The current physical activity recommendation is 150 minutes of moderate activity per week, or 30 minutes per day. 

However, a recent study published by the American Journal of Physiology on beta cell function (the cells that produce insulin) has taught us that even just 10 to 20 minutes of short workouts that combine resistance training, aerobic exercises, and functional movements, also known as functional high intensity training exercises, can improve beta-cell function.

Participates engaged in this kind of physical activity for 10-20 minutes, 3 days a week for 6 weeks, had improved beta cell function, lost weight and body fat percentage. 

So even if you are to new exercise – just get moving, even if its for 10 minutes!

2 . Sleep More

Getting adequate sleep is crucial to optimal health and is majorly overlooked as a health factor in  our society. Sleep deprivation has been linked to increased risk of chronic disease.

In fact, just one night of sleep deprivation can show signs of glucose impairment that are similar to those seen in diabetics.

The good news is – if you start to get adequate sleep you can reverse some, if not all, of its detrimental effects.

The recommended amount of sleep hours for adults is anywhere between 9 to 7 hours per night. Anything less than 6 hours of sleep is considered sleep deprivation.

Make sleep a priority and you will feel the difference in your energy and overall health.

3. Eat more Fiber

Incorporating fiber into your diet from sources such as whole grains, nuts, fruit, and non-starchy vegetables has been found in many studies to reduce risk of type 2 diabetes.

High fiber foods will help keep you satisfied for a longer period of time which can help curb your hunger and assist in losing weight.

It will also slow down the absorption of glucose into the bloodstream, thereby helping to prevent your blood sugar from spiking.

Swap your refined flour and grains for whole grains. Start to introduce more vegetables into your meal such as throwing some vegetables into your morning omelet or sandwich. Top your oatmeal or yogurt with some fruit for natural sweetness.


4. Lose Weight

Many people find this task to be overwhelming if they are extremely overweight or obese. It may be an area of frustration for them, especially if they have attempted several times to no avail.

But here is the thing, you don’t need to lose a ton of weight to start seeing benefits. Just 5-10% of body fat weight loss has been shown to improve insulin sensitivity.

To put that into perspective, that’s 10-20 pounds for someone who weighs 200lbs.

A registered dietitian can help guide you through the lifestyle changes you need to make and provide you with the support you need to lose weight in a practical way that works for your condition.

5. Get Support

Although you are the only one who can be held accountable for your health choices, it helps tremendously to have a support system to make your surroundings conducive to a healthy lifestyle. 

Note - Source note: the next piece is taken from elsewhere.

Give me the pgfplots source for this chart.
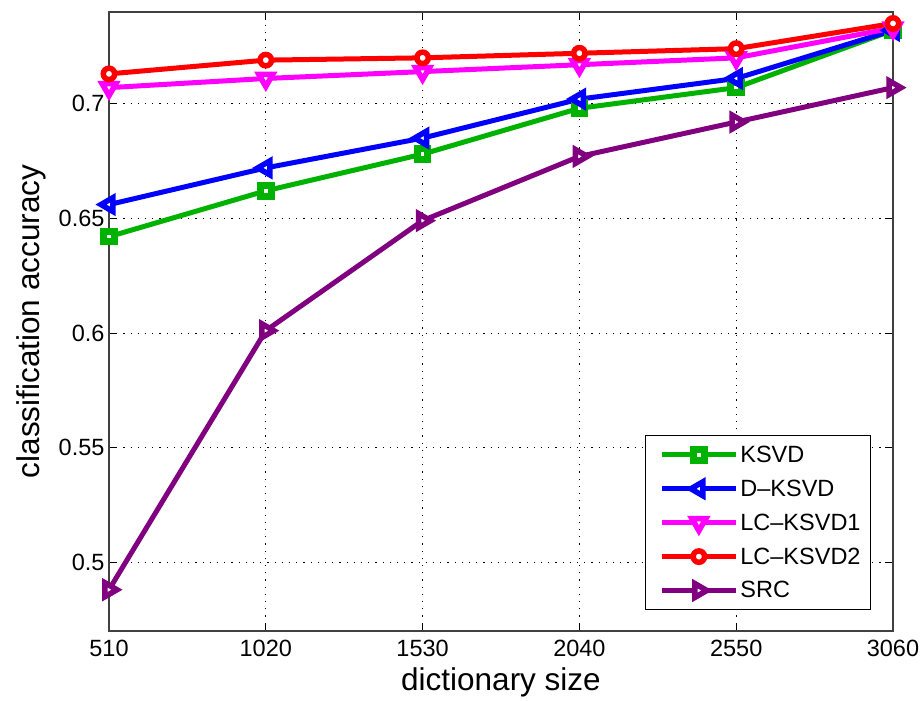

There are many ways to find support.

Whether it is your family who is on board with the changes that need to be made to the pantry at home, an online support group that is cheering you on and celebrating your successes, your doctor, your dietitian, your gym partner, or all of the above.

You are responsible for your health, but support will  ease the transition as you begin to make the changes you need to reverse your prediabetes for good.  

Bottom Line…

Taking all of these lifestyle changes upon yourself all at once can feel overwhelming. If you feel this way, that’s okay and perfectly normal. 

Choose one thing at a time, work on it until it becomes routinely part of your life, and then move on to the next one.

The only way for these changes to stick is if you turn them into habits that will last. 

It is possible to regain your health if you consistently make progress! Remember, aim for progress and not perfection. 

You have a very good chance to reverse prediabetes and prevent yourself from ever developing diabetes and it is largely in your hands – you can start today by making these healthy lifestyle changes for a healthier and happier you.